Arising from this disturbance the Commissioners of his Majesties Treasurery had the area surveyed by Richard Griffith surveyor of the Department of Woods and Forestry, and James Weale Officer of the Revenue Department. In 1830 they produced the

“Report, on the Crown Lands of County Cork” (see report made by James Weale Here) which was debated in the House of Commons It pointed out the disadvantages of the area, that the people were rebellious, and that their wickedness went unpunished as the authorities could not get into them. It was also pointed out that farmers from North Kerry and parts of West Limerick would in the summer time take butter on a mountain path through the Rockchapel area on horse back, two firkins per horse to Newmarket where it was transferred to horse carts carrying 24 firkins and send on to the largest butter market in the world in Cork City.
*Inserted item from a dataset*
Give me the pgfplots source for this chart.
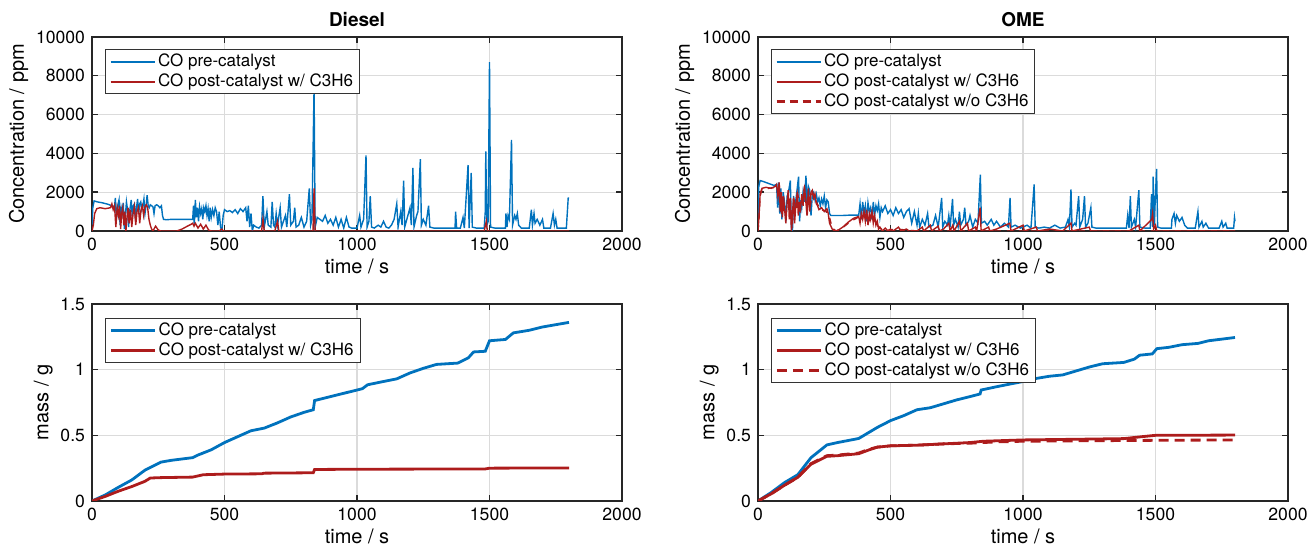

In 1830, these farmers send 30000 firkins valued at £52000, with much of it passing through the Rockchapel mountain path.

As a result of this report many roads were built in the area, including the road from Castleisland to Clonbanin, from Ballydesmond to Newmarket, and the new line road, along the Feale valley from Feales Bridge through Rockchapel to Newmarket The engineering work on these roads and bridges was done by Richard Griffith who later became well known in Ireland through his Griffith valuations of 1852. The village of Kingwilliamstown (Ballydesmond) was also built as a result of the report as was a model farm at Glencollins near Ballydesmond where it was demonstrated that good grass could be grown on peaty soil by the use of burnt lime. As a result many limekilns were also built round the Sliabh Luachra area. The new line road and the building of a church in 1833 and a school in 1847 started the formation of a community and village in Rockchapel.